Stay’n Out, NY Therapeutic Communities’ new mobile van outreach program has enabled the organization to expand services and treatment to new populations.
The Family Center Inc. has added a childcare room for women and caregivers who need access to treatment and services, as well as increased medical provider staff, and expanded their services to serve teens and young adults.
VOCAL-NY opened their new building this spring, where they offer drop-in services, testing, on-site Hepatitis C treatment, and other health services. They are also deepening their member-led advocacy work, which contributed to the historic passing of seven bills to improve drug policies across New York State in 2021.
Wellness and Recovery Fund Action Grants
This winter, with the support of a generous anonymous donor, the Wellness and Recovery Fund additionally launched Action Grants to provide organizations up to $5,000 each for efforts to destigmatize substance abuse/misuse, provide addiction and harm reduction services, organizing and advocacy actions, and training for and the distribution of harm reduction supplies. The Action Grants have deployed $20,000 so far. Organizations received funding for the following initiatives:
Brooklyn Community Pride Center: To support programming that empowers LGBTQIA+ youth to make positive choices around substance use via counseling, support groups, and participating in the Lighthouse Learning Collective, a group which engages LGBTQIA+ service providers and harm reduction organizations.
JMAC for Families: To support harm reduction efforts and advocacy for birthing people who use substances, including working on the Informed Consent Bill (4285A), which would require NY hospitals to obtain consent from pregnant and birthing patients before drug testing them and their babies.

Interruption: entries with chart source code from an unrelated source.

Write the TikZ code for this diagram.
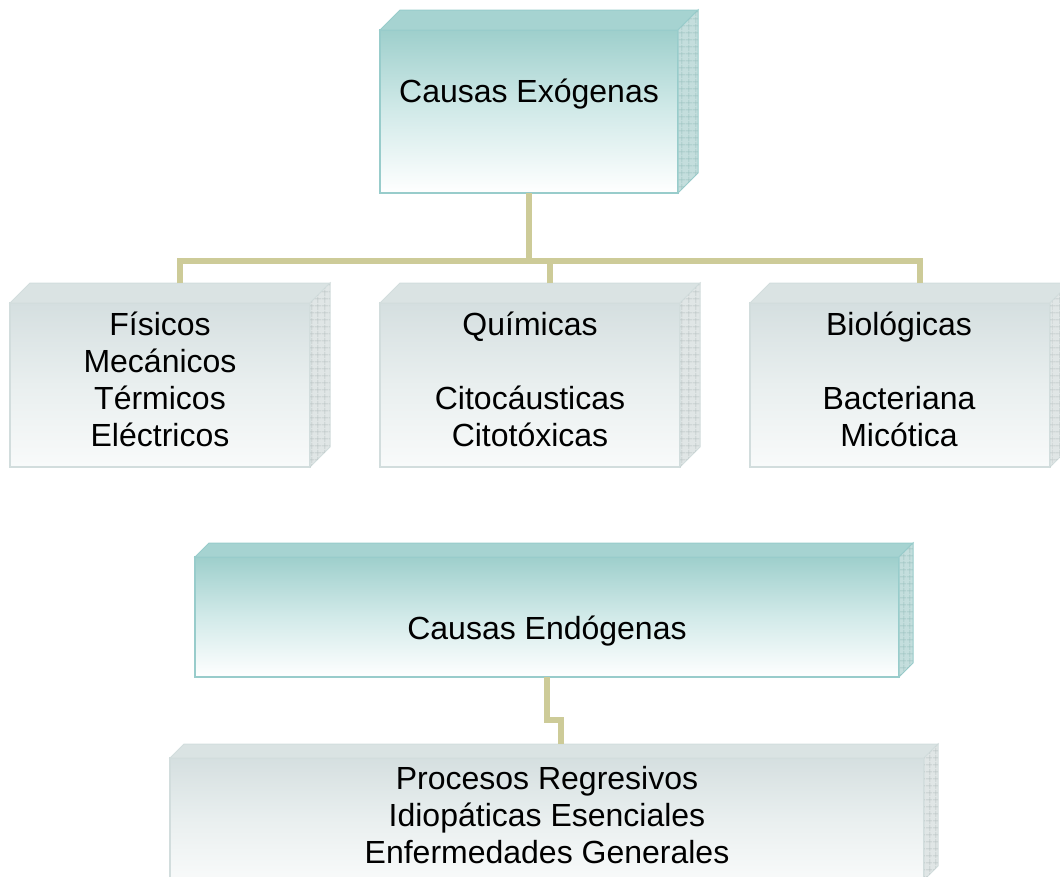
\documentclass[tikz,border=0pt]{standalone}
\usepackage{fontspec}
\setmainfont{Liberation Sans}
\usetikzlibrary{patterns.meta}
\definecolor{tealTop}{HTML}{9ECFCC}
\definecolor{tealMid}{HTML}{D2EAE9}
\definecolor{tealFace}{HTML}{A6D3D1}
\definecolor{tealSide}{HTML}{C4DEDD}
\definecolor{tealGrid}{HTML}{93BCBA}
\definecolor{tealEdge}{HTML}{98CCCB}
\definecolor{greyTop}{HTML}{D5DFE0}
\definecolor{greyMid}{HTML}{E9EFEF}
\definecolor{greyFace}{HTML}{DAE3E3}
\definecolor{greySide}{HTML}{E0E6E6}
\definecolor{greyGrid}{HTML}{B2BDBD}
\definecolor{greyEdge}{HTML}{D2DDDD}
\definecolor{connCol}{HTML}{CDCB98}
\tikzset{
  every node/.style={inner sep=0pt, outer sep=0pt},
  front teal/.style={draw=tealEdge, line width=1.3pt, top color=tealTop, bottom color=white, middle color=tealMid},
  top teal/.style={fill=tealFace, draw=tealEdge, line width=1pt},
  side teal/.style={fill=tealSide, draw=tealEdge, line width=1pt,
     postaction={pattern={Lines[distance=6.5pt,line width=0.5pt]}, pattern color=tealGrid},
     postaction={pattern={Lines[angle=90,distance=6.5pt,line width=0.5pt]}, pattern color=tealGrid}},
  front grey/.style={draw=greyEdge, line width=1.3pt, top color=greyTop, bottom color=white!70!greyMid, middle color=greyMid},
  top grey/.style={fill=greyFace, draw=greyEdge, line width=1pt},
  side grey/.style={fill=greySide, draw=greyEdge, line width=1pt,
     postaction={pattern={Lines[distance=6.5pt,line width=0.5pt]}, pattern color=greyGrid},
     postaction={pattern={Lines[angle=90,distance=6.5pt,line width=0.5pt]}, pattern color=greyGrid}},
  conn/.style={draw=connCol, line width=6pt, line cap=butt, line join=miter},
  lbl/.style={font=\fontsize{32}{37}\selectfont, text=black, anchor=base},
}
% #1 name, #2 cx, #3 cy, #4 width, #5 height, #6 depth, #7 theme
\newcommand\cubebox[7]{%
  \node[front #7, minimum width=#4pt, minimum height=#5pt] (#1) at (#2,#3) {};
  \path[top #7] (#1.north west) -- ++(#6,-#6) -- ([shift={(#6,-#6)}]#1.north east) -- (#1.north east) -- cycle;
  \path[side #7] (#1.north east) -- ++(#6,-#6) -- ([shift={(#6,-#6)}]#1.south east) -- (#1.south east) -- cycle;
  \coordinate (#1K) at ([shift={(#6,-#6)}]#1.north);
}
\begin{document}
\begin{tikzpicture}[x=1pt, y=-1pt]
\useasboundingbox (0,0) rectangle (1060,876);
\clip (0,0) rectangle (1060,876);
\fill[white] (0,0) rectangle (1060,876);

\cubebox{exo}{529}{111.5}{298}{163}{20}{teal}
\cubebox{fis}{160}{385}{300}{164}{20}{grey}
\cubebox{qui}{530}{385}{300}{164}{20}{grey}
\cubebox{bio}{900}{385}{300}{164}{20}{grey}
\cubebox{endo}{547}{617}{704}{120}{14}{teal}
\cubebox{proc}{547}{819}{754}{122}{14}{grey}

\coordinate (bus) at (529,261);
\draw[conn] (exo.south) -- (bus);
\draw[conn] (fisK) |- (bus) -| (bioK);
\draw[conn] (quiK) -- (quiK |- bus);
\draw[conn] (endo.south) -- ++(0,43) -| (procK);

\node[lbl] (exoL) at (529,102) {Causas Exógenas};
\node[lbl] (fisL) at (160,335) {\begin{tabular}[t]{@{}c@{}}Físicos\\Mecánicos\\Térmicos\\Eléctricos\end{tabular}};
\node[lbl] (quiL) at (530,335) {\begin{tabular}[t]{@{}c@{}}Químicas\\ \\Citocáusticas\\Citotóxicas\end{tabular}};
\node[lbl] (bioL) at (899,335) {\begin{tabular}[t]{@{}c@{}}Biológicas\\ \\Bacteriana\\Micótica\end{tabular}};
\node[lbl] (endoL) at (547,639) {Causas Endógenas};
\node[lbl] (procL) at (547,789) {\begin{tabular}[t]{@{}c@{}}Procesos Regresivos\\Idiopáticas Esenciales\\Enfermedades Generales\end{tabular}};
\end{tikzpicture}
\end{document}
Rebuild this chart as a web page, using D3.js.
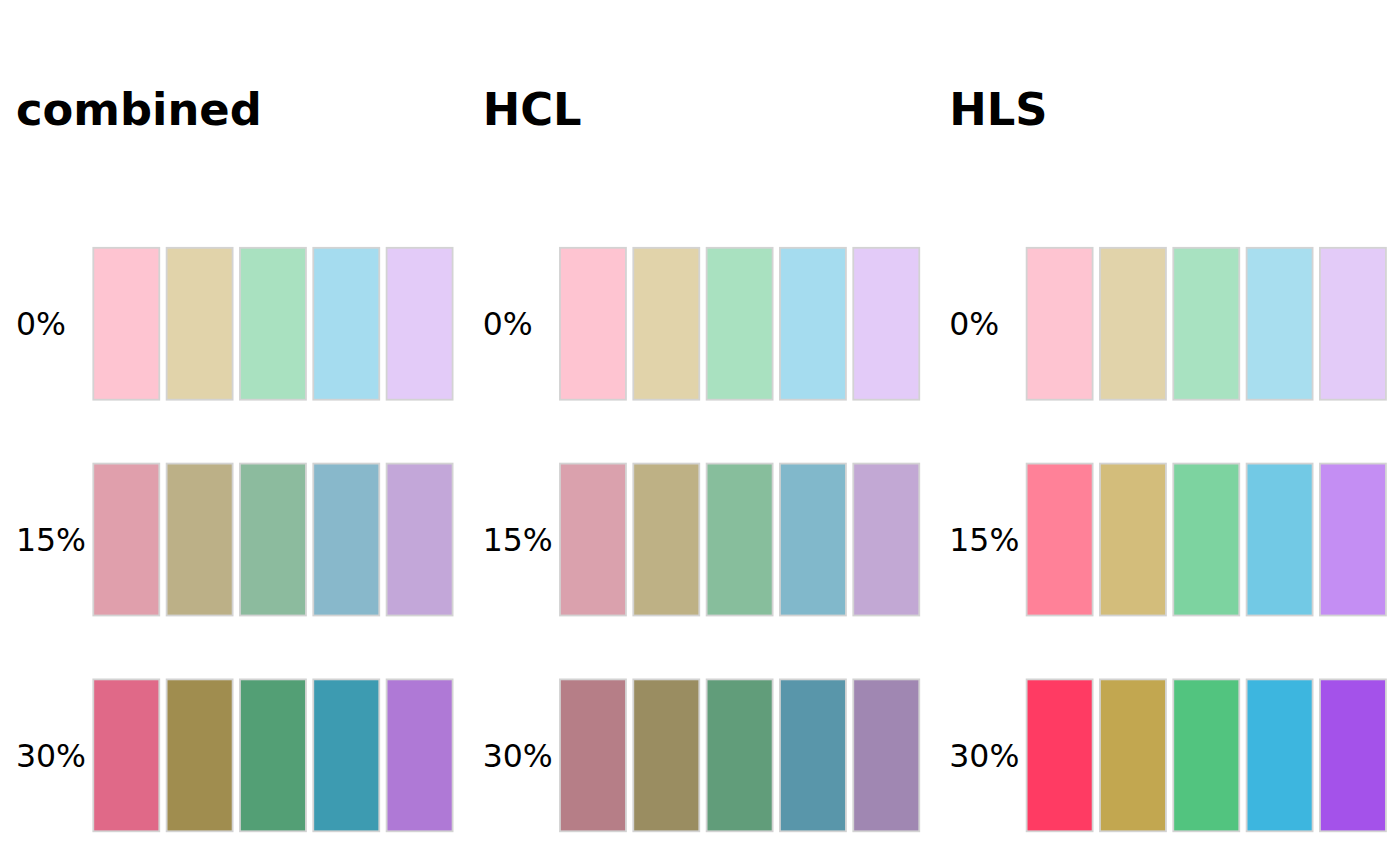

The Hannah Legacy: To support holistic harm reduction programming including overdose education, counseling, referrals to treatment for infectious diseases and substance use disorders, distribution of opioid overdose reversal medications, and more.
Brooklyn Emerge Inc: To support harm reduction programming and outreach efforts to young people at risk for drug and substance use.
The Bigger Picture: Substance Misuse in New York City
The establishment of our Wellness and Recovery Fund comes at a crucial time for the health, vitality, and safety of our fellow New Yorkers. In 2021, New York City saw a total of 2,668 fatal overdoses, putting drug-related deaths at an all-time high in the city. While fentanyl was detected in 80% of all overdose deaths in the city, a new drug called xylazine (which is often mixed with fentanyl) was found in 429 of those overdoses.
Overdose Prevention Centers
Our grantmaking is also supplementing other landmark efforts throughout the city. In late 2023, New York became the first city in the United States to allow for overdose prevention centers, where people can safely use drugs under staff supervision. As of late 2022, two different locations have saved over 600 lives.
Recreational Marijuana Legalization
The legalization of recreational marijuana by New York State in 2021 has allowed for the city’s first legal dispensary, run by Housing Works, a BIPOC-led social-service agency that serves people with HIV and AIDS, as well as those who are homeless and formerly incarcerated.
Long Term Support
Moving forward, New York Attorney General Letitia James is devoting more than $1.6 billion in opioid settlement money to treatment, recovery, and prevention efforts in New York communities. The funds were seized from companies involved in manufacturing, distributing, and selling opioids. Over the next five years, the funds will be allocated to harm reduction, treatment within the city’s public hospital system, and support for people who use drugs, along with their families.
We look forward to seeing our partner organizations’ growth and development as they continue this crucial work to advance advocacy and harm reduction services across our city.